> Dataset content:
# # # # #

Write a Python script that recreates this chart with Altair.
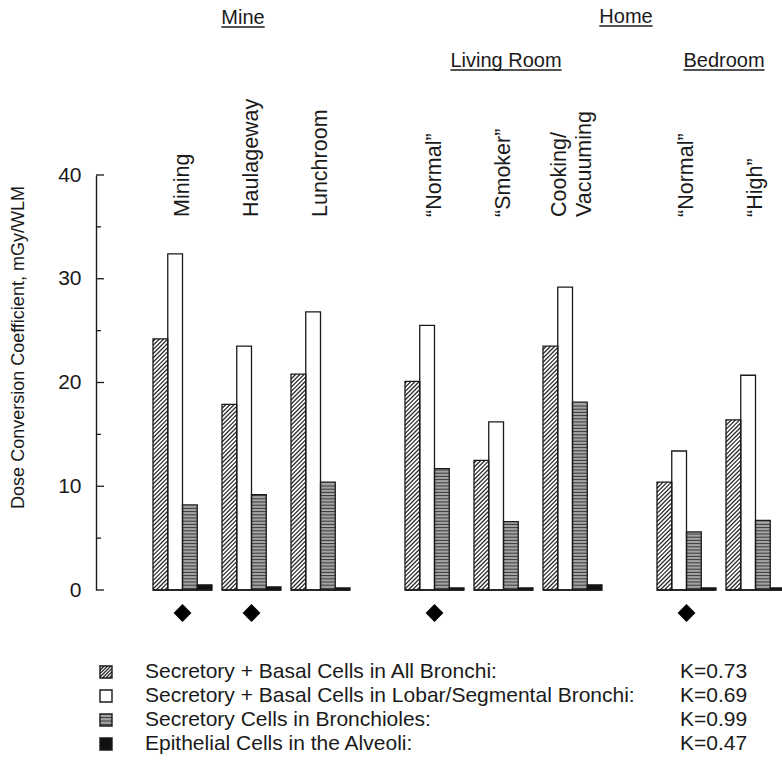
import math

import altair as alt
import pandas as pd

# ---------------------------------------------------------------- data
LOCATIONS = ["Mining", "Haulageway", "Lunchroom",
             "\u201cNormal\u201d", "\u201cSmoker\u201d", "Cooking/\nVacuuming",
             "\u201cNormal\u201d", "\u201cHigh\u201d"]
CLUSTER = [0, 0, 0, 1, 1, 1, 2, 2]          # Mine | Living Room | Bedroom
ALL_BRONCHI = [24.2, 17.9, 20.8, 20.1, 12.5, 23.5, 10.4, 16.4]
LOBAR_SEGMENTAL = [32.4, 23.5, 26.8, 25.5, 16.2, 29.2, 13.4, 20.7]
BRONCHIOLES = [8.2, 9.2, 10.4, 11.7, 6.6, 18.1, 5.6, 6.7]
ALVEOLI = [0.5, 0.3, 0.2, 0.2, 0.2, 0.5, 0.2, 0.2]
MARKED = [True, True, False, True, False, False, True, False]

SERIES = ["Secretory + Basal Cells in All Bronchi:",
          "Secretory + Basal Cells in Lobar/Segmental Bronchi:",
          "Secretory Cells in Bronchioles:",
          "Epithelial Cells in the Alveoli:"]
K_FACTORS = ["K=0.73", "K=0.69", "K=0.99", "K=0.47"]
HEADERS = ["Mine", "Home", "Living Room", "Bedroom"]
Y_TICKS = [0, 10, 20, 30, 40]
Y_MINOR = [5, 15, 25, 35]
Y_TITLE = "Dose Conversion Coefficient, mGy/WLM"

# ---------------------------------------------------------------- layout
W, H = 686, 415                 # plot area in px; x data units are px
Y_MAX = 40
PX_Y = H / Y_MAX                # px per y unit
BAR_W = 14.75
GROUP_STEP = 69
CLUSTER_GAP = 45
FIRST_X = 57
FONT = "Liberation Sans"
INK = "#1a1a1a"
LABEL_FS = 21.5
LABEL_LH = 25


def y_from_px(px_below_top):
    """Data value at a pixel offset measured down from the plot's top edge."""
    return Y_MAX - px_below_top / PX_Y


def group_left(i):
    return FIRST_X + i * GROUP_STEP + CLUSTER[i] * CLUSTER_GAP


def diag_hatch(x0, x1, lo, hi, step=4.2):
    """'/' hatch segments clipped to a rectangle (x in px, y in data units)."""
    w, h = x1 - x0, (hi - lo) * PX_Y
    segs = []
    for k in range(math.floor(-w / step) - 1, math.ceil(h / step) + 1):
        b = k * step + 1.0
        ua, ub = max(0.0, -b), min(w, h - b)
        if ub - ua > 0.4:
            segs.append(dict(x=x0 + ua, x2=x0 + ub,
                             y=lo + (ua + b) / PX_Y, y2=lo + (ub + b) / PX_Y))
    return segs


def horiz_lines(x0, x1, lo, hi, step=3.2):
    segs = []
    t = 1.6
    h = (hi - lo) * PX_Y
    while t < h - 0.8:
        segs.append(dict(x=x0, x2=x1, y=lo + t / PX_Y, y2=lo + t / PX_Y))
        t += step
    return segs


# ---------------------------------------------------------------- tables
values_by_series = [ALL_BRONCHI, LOBAR_SEGMENTAL, BRONCHIOLES, ALVEOLI]
FILLS = ["#ffffff", "#ffffff", "#a3a3a3", "#111111"]

bar_rows, hatch_rows, hline_rows = [], [], []
for i in range(len(LOCATIONS)):
    gx = group_left(i)
    for s, vals in enumerate(values_by_series):
        x0, x1 = gx + s * BAR_W, gx + (s + 1) * BAR_W
        v = vals[i]
        bar_rows.append(dict(x=x0, x2=x1, y=0.0, y2=v, series=SERIES[s]))
        if s == 0:
            hatch_rows += diag_hatch(x0, x1, 0.0, v)
        elif s == 2:
            hline_rows += horiz_lines(x0, x1, 0.0, v)

bars = pd.DataFrame(bar_rows)

centers = [group_left(i) + 2 * BAR_W for i in range(len(LOCATIONS))]
n_lines = [lab.count("\n") + 1 for lab in LOCATIONS]
groups = pd.DataFrame(dict(
    x=[group_left(i) for i in range(len(LOCATIONS))],
    x2=[group_left(i) + 4 * BAR_W for i in range(len(LOCATIONS))],
    center=centers,
    # multi-line labels: first line sits at the anchor, so shift the block
    label_x=[c - (n - 1) * LABEL_LH / 2 for c, n in zip(centers, n_lines)],
    label=LOCATIONS,
    marked=MARKED,
))
groups["y"] = 0.0
groups["label_y"] = y_from_px(42)
groups["mark_y"] = y_from_px(438)
diamonds = groups[groups["marked"]]

# legend: icons, labels, K factors
LEG_ICON_X = (4, 16)
LEG_TEXT_X = 49
LEG_K_X = 584
leg_rows = []
for r, name in enumerate(SERIES):
    cy = y_from_px(497 + 24 * r)
    half = 6 / PX_Y
    lo, hi = cy - half, cy + half
    leg_rows.append(dict(x=LEG_ICON_X[0], x2=LEG_ICON_X[1], y=lo, y2=hi,
                         series=name, label=name, k=K_FACTORS[r], cy=cy,
                         lx=LEG_TEXT_X, kx=LEG_K_X))
    if r == 0:
        hatch_rows += diag_hatch(LEG_ICON_X[0], LEG_ICON_X[1], lo, hi, step=3.4)
    elif r == 2:
        hline_rows += horiz_lines(LEG_ICON_X[0], LEG_ICON_X[1], lo, hi, step=3.4)
legend = pd.DataFrame(leg_rows)

hatch = pd.DataFrame(hatch_rows)
hlines = pd.DataFrame(hline_rows)

# headers with underlines
HEADER_X = [147, 530, 410, 628]
HEADER_Y_PX = [-157, -158, -114, -114]
HEADER_FS = 20
CHAR_W = {"M": .833, "i": .222, "n": .556, "e": .556, "H": .722, "o": .556,
          "m": .833, "L": .556, "v": .5, "g": .556, " ": .278, "R": .722,
          "B": .667, "d": .556, "r": .333}
head_rows = []
for t, hx, hy in zip(HEADERS, HEADER_X, HEADER_Y_PX):
    tw = sum(CHAR_W.get(c, .55) for c in t) * HEADER_FS
    head_rows.append(dict(text=t, x=hx, y=y_from_px(hy),
                          ux=hx - tw / 2, ux2=hx + tw / 2,
                          uy=y_from_px(hy + 9)))
heads = pd.DataFrame(head_rows)

ticks = pd.DataFrame(dict(v=Y_TICKS + Y_MINOR,
                          x0=[0] * (len(Y_TICKS) + len(Y_MINOR)),
                          len=[8] * len(Y_TICKS) + [5] * len(Y_MINOR)))

# ---------------------------------------------------------------- chart
XS = alt.Scale(domain=[0, W], nice=False, zero=False)
YS = alt.Scale(domain=[0, Y_MAX], nice=False, zero=False)

Y_AXIS = alt.Axis(values=Y_TICKS, ticks=False, grid=False, domain=True,
                  domainColor=INK, domainWidth=1.4,
                  labelFont=FONT, labelFontSize=21, labelColor=INK,
                  labelPadding=15,
                  title=Y_TITLE, titleFont=FONT, titleFontSize=18,
                  titleFontWeight="normal", titleColor=INK,
                  titleAngle=270, titleX=-78, titleY=172,
                  titleAlign="center", titleBaseline="middle")


def X(f="x"):
    return alt.X(f"{f}:Q", scale=XS, axis=None)


def Y(f="y"):
    return alt.Y(f"{f}:Q", scale=YS, axis=Y_AXIS)


series_color = alt.Color("series:N", scale=alt.Scale(domain=SERIES, range=FILLS),
                         legend=None)

fill_layer = alt.Chart(bars).mark_rect(strokeWidth=0).encode(
    x=X(), x2="x2", y=Y(), y2="y2", color=series_color)

legend_fill = alt.Chart(legend).mark_rect(strokeWidth=0).encode(
    x=X(), x2="x2", y=Y(), y2="y2", color=series_color)

hatch_layer = alt.Chart(hatch).mark_rule(color="#2a2a2a", strokeWidth=1.3).encode(
    x=X(), x2="x2", y=Y(), y2="y2")

hline_layer = alt.Chart(hlines).mark_rule(color="#3a3a3a", strokeWidth=1.0).encode(
    x=X(), x2="x2", y=Y(), y2="y2")

outline = alt.Chart(bars).mark_rect(fillOpacity=0, stroke=INK, strokeWidth=1.3).encode(
    x=X(), x2="x2", y=Y(), y2="y2")

legend_outline = alt.Chart(legend).mark_rect(
    fillOpacity=0, stroke=INK, strokeWidth=1.4).encode(
    x=X(), x2="x2", y=Y(), y2="y2")

baseline = alt.Chart(groups).mark_rule(color=INK, strokeWidth=1.6).encode(
    x=X(), x2="x2", y=Y())

tick_marks = alt.Chart(ticks).mark_rule(color=INK, strokeWidth=1.3).encode(
    x=X("x0"), x2="len:Q", y=Y("v"))

diamond_layer = alt.Chart(diamonds).mark_point(
    shape="diamond", filled=True, color="black", size=320, opacity=1).encode(
    x=X("center"), y=Y("mark_y"))

loc_labels = alt.Chart(groups).mark_text(
    angle=270, align="left", baseline="middle", font=FONT, fontSize=LABEL_FS,
    color=INK, lineBreak="\n", lineHeight=LABEL_LH).encode(
    x=X("label_x"), y=Y("label_y"), text="label:N")

head_text = alt.Chart(heads).mark_text(
    align="center", baseline="middle", font=FONT, fontSize=HEADER_FS,
    color=INK).encode(x=X(), y=Y(), text="text:N")

head_line = alt.Chart(heads).mark_rule(color=INK, strokeWidth=1.4).encode(
    x=X("ux"), x2="ux2", y=Y("uy"))

legend_text = alt.Chart(legend).mark_text(
    align="left", baseline="middle", font=FONT, fontSize=21,
    color=INK).encode(x=X("lx"), y=Y("cy"), text="label:N")

legend_k = alt.Chart(legend).mark_text(
    align="left", baseline="middle", font=FONT, fontSize=21,
    color=INK).encode(x=X("kx"), y=Y("cy"), text="k:N")

chart = alt.layer(
    fill_layer, legend_fill, hatch_layer, hline_layer, outline, legend_outline,
    baseline, tick_marks, diamond_layer, loc_labels, head_text, head_line,
    legend_text, legend_k,
).properties(
    width=W, height=H,
    autosize=alt.AutoSizeParams(type="none"),
    padding={"left": 96, "top": 175, "right": 0, "bottom": 187},
    background="white",
).configure_view(stroke=None)

chart.save("out.html", embed_options={"renderer": "svg", "actions": False})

# # # # #

> Task statement: Your task is to reproduce exactly the lines from the start of the data above through the line containing "import pandas as pd", leaving every picture out.

> Complete output:
Write a Python script that recreates this chart with Altair.
import math

import altair as alt
import pandas as pd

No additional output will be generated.